English Idioms with words line, long

Idiom Meaning Sentence
all along / right down the line at every point / stage, in every way / aspect Chris needs our support. You can tell him that we are with him all along the line.
be next in line for something be the next person due for something Who's next in line for promotion in your company?
be in one's line be to someone's taste, what someone likes doing I'm sorry, but rap music isn't exactly in my line.
be off / on line (a machine) be out of operation / in operation Attention! Printer not on line!
be / get / step out of line act in a way that is offensive to others Chris, you are way out of line! I think you owe me an apology.
the bottom line the essential result / outcome / conclusion of a matter Could you please give me the bottom line? How much did we lose on the deal?
bring someone / something into line persuade someone to conform, make something fit, match, suit At first she didn't agree with me, but fortunately I managed to bring her into line.
choose / follow / take the line of least resistance choose the easiest, least unpleasant way of achieving something After the scandal, he took the line of least resistance and left the company.
come / fall into line with someone / something agree with someone I'm sure he will fall into line with us when he finds out the details.
drop someone a line write an informal letter or note to someone Drop me a line when you arrive in Leeds.
get a line on someone / something find out information about someone / something Could you get a line on his whereabouts? I've a message for him but I can't reach him.
in the line of fire in a position between two opposing sides, groups etc. He was right in the line of fire when his wife and mother-in-law had an argument.
somewhere along the line at some stage / point in the process or development The negotiations are very tough. There's always a hitch somewhere along the line.
take a firm / hard / strong line with someone on something deal firmly and decisively The performance of the department is not good. I think the management will take a firm line with the staff in future.
read between the lines understand more than the actual words say He didn't tell me directly, but reading between the lines I think he is going to move to Island.
Idiom Meaning Sentence
at long last finally, after a long wait I’ve been expecting a parcel to arrive from Canada for over three weeks. At long last it has arrived.
be as broad as it’s long the result / situation is the same whatever one decides to do It’s as broad as it's long. Taking your car to Spain is just as expensive as flying and renting a car when you’re there.

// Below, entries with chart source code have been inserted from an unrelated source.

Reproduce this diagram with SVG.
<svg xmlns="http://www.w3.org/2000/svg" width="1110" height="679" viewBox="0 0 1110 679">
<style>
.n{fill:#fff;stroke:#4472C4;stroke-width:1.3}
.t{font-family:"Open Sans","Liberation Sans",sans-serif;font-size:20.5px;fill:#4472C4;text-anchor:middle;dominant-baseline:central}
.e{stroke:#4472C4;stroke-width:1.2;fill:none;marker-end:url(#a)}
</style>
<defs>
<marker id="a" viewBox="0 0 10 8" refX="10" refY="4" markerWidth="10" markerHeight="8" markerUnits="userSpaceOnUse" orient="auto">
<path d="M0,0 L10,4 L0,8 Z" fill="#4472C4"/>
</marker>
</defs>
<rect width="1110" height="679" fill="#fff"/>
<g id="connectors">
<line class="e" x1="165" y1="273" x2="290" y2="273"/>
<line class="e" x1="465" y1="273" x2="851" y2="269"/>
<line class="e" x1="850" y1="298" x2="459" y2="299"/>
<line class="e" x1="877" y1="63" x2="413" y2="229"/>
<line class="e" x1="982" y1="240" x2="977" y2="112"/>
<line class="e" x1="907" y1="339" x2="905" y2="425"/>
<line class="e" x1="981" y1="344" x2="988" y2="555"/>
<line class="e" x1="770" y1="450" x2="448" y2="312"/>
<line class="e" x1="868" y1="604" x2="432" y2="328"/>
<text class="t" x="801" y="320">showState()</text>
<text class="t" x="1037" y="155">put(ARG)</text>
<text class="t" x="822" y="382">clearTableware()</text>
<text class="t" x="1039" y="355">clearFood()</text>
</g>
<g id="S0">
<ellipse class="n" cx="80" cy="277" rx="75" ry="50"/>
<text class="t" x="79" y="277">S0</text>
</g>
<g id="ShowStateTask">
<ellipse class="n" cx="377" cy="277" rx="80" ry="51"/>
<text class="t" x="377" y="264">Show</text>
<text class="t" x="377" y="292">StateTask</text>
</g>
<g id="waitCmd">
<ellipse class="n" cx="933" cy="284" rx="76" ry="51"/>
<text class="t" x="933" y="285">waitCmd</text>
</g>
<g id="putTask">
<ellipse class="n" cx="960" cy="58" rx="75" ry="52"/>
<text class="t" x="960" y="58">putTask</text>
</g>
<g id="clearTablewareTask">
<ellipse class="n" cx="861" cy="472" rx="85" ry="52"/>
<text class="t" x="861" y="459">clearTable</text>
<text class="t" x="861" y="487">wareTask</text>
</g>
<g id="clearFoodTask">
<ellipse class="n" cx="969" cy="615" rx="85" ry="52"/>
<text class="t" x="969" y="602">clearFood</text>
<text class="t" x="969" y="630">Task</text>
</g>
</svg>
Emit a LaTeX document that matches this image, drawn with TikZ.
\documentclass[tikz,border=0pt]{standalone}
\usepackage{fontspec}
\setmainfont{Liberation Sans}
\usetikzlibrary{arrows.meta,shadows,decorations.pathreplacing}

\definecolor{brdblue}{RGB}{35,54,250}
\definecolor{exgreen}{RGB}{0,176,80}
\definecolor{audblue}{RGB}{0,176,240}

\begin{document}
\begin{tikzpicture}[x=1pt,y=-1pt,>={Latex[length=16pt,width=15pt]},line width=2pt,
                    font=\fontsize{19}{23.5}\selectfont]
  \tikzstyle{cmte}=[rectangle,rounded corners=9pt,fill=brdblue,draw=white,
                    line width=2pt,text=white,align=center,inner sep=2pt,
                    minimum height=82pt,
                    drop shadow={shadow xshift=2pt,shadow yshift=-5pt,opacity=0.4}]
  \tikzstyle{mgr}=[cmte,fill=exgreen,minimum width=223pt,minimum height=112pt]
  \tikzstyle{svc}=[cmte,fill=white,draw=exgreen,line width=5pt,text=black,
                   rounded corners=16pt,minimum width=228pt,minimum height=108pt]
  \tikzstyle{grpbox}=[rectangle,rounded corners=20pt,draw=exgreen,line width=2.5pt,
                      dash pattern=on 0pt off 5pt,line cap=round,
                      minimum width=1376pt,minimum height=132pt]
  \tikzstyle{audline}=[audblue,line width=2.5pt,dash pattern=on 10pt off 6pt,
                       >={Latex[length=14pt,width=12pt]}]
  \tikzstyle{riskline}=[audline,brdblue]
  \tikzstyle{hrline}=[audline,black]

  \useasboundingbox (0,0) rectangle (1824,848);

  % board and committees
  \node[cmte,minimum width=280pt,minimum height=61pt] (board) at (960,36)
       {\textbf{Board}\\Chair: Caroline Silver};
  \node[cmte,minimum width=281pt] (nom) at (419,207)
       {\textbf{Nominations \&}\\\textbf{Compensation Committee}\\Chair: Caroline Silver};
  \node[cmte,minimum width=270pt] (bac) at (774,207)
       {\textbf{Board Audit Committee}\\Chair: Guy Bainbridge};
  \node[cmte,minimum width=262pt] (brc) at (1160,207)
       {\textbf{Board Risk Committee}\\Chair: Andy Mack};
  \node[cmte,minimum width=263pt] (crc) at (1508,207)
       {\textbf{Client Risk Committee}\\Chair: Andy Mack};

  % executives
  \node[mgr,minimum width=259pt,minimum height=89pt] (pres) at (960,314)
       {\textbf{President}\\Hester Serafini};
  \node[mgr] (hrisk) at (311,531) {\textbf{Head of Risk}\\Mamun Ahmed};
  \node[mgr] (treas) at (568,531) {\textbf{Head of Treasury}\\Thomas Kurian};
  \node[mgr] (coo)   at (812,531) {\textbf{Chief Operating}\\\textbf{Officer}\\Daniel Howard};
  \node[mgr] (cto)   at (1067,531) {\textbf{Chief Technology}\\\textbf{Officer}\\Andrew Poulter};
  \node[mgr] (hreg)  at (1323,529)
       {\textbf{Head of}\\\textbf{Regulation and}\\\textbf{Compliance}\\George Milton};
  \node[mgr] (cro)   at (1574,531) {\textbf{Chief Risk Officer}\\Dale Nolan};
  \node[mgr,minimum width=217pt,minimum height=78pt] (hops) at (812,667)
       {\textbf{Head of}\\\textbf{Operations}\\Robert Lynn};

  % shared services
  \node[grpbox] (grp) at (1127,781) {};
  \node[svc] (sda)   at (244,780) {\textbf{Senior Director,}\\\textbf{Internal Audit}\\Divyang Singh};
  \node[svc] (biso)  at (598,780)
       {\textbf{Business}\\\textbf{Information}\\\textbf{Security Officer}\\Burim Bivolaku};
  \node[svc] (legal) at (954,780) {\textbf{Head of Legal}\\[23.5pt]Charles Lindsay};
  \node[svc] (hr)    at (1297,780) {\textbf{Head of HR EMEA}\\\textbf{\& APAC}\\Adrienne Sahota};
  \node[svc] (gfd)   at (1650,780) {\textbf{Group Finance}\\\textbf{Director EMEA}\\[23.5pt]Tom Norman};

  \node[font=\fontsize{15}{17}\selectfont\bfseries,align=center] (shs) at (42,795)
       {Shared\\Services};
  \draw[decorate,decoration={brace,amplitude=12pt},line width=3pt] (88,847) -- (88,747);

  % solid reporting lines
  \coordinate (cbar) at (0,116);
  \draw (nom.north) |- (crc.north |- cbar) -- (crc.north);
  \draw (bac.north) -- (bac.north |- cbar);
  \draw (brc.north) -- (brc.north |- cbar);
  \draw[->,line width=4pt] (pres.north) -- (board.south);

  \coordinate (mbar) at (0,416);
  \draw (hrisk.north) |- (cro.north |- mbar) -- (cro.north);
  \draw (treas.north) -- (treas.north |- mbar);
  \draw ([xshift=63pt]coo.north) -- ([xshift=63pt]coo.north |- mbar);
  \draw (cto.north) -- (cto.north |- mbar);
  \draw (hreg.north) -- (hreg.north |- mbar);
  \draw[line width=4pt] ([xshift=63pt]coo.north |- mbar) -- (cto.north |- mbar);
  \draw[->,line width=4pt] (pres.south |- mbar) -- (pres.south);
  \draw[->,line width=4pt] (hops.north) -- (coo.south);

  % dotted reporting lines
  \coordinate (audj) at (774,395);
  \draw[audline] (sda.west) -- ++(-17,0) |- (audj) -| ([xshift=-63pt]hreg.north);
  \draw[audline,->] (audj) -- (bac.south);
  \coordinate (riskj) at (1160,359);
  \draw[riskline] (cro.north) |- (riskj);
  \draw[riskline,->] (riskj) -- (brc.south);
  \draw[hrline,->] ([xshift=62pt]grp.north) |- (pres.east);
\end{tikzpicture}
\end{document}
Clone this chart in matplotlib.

go a long way be successful, make a career for oneself The new assistant manager seems to be a very bright young man. He should go a long way.
in the long run over a long period of time We’ve decided to put a lot of work into the improvements on the house, but we’re hoping that it will pay off in the long run.
in the long term in planning for the distant future Make sure that you fulfill the contract. It’s important for our credibility in the long term.
long drawn out (talks, negotiations) taking too much time, too slow or lengthy What did you think of the CEO’s speech? "Not bad, but too long drawn out."
a long shot a hopeful guess, an attempt that will probably fail because of lack of information Mary’s disappeared. I know it’s a long shot but could she have gone to visit her cousin in Brighton?
the long and the short of it the essential facts of a matter/event/situation He's offered us the reasons why we shouldn’t transfer him, but the long and the short of it is that he just doesn’t want to go.
go a long way towards be a great help They money we won will go a long way towards paying for the new car.
have come a long way have matured in one's views and outlook, have learnt a lot about life He has come a long way since his divorce. He used to be timid and reserved, but now he's confident and resolute.